The oil industry has been able to convince people there is a connection between U.S. drilling and prices, Verleger said.
API’s chief economist John Felmy argues that more U.S. production would help address the supply-and-demand imbalance. The country could generate 10 million barrels of crude per day, up from the roughly 7 million barrels per day now produced. That 10 million would require far more activity than is now under way, he said.
“There’s a substantial amount of oil,” Felmy said. “These statements that we can’t produce ourselves out of it are just silly.”
There is disagreement about how much gas prices are headed up. Verleger said the current price jump is a blip.
“Oil prices were pushed up by the prolonged maintenance of a major refinery that supplies the East Coast,” Verleger said. As well, he said, cold weather in Europe and on the East Coast shrunk supplies.
“Barring a war, barring major disruption,” Verleger said, oil prices over the next year should stay in the $80-per-barrel range.
The Energy Information Administration in December predicted that crude oil prices would rise about $5 per barrel this year.
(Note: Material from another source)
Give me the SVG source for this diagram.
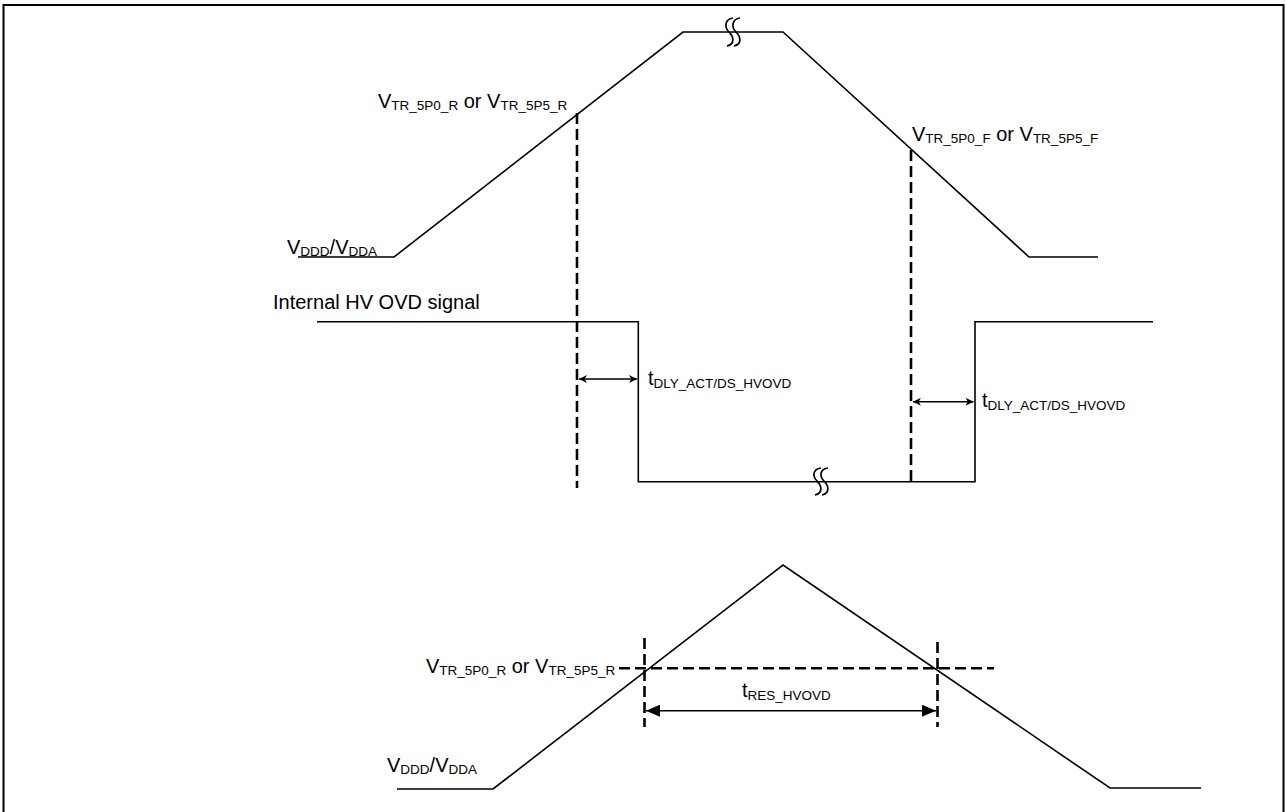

For every $1 per barrel of crude oil price increase, gas prices rise about 2.4 cents per gallon, said Tancred Lidderdale, an EIA senior economist.
“Our forecast is for continuing increases in prices but not to the degree we’ve seen since the 1st of December,” Lidderdale said.
Crude oil prices are driven by demand for products like gasoline and diesel, Lidderdale said. Growth in use of those products will push up demand for crude oil by about 1.4 million barrels over the next year, he said.
Lidderdale disagreed with former Shell President Hofmeister’s warning of $5-per-gallon prices.
“That’s not in our forecast,” Lidderdale said. “It would take a significant disruption in global crude oil supply for prices to go that high.”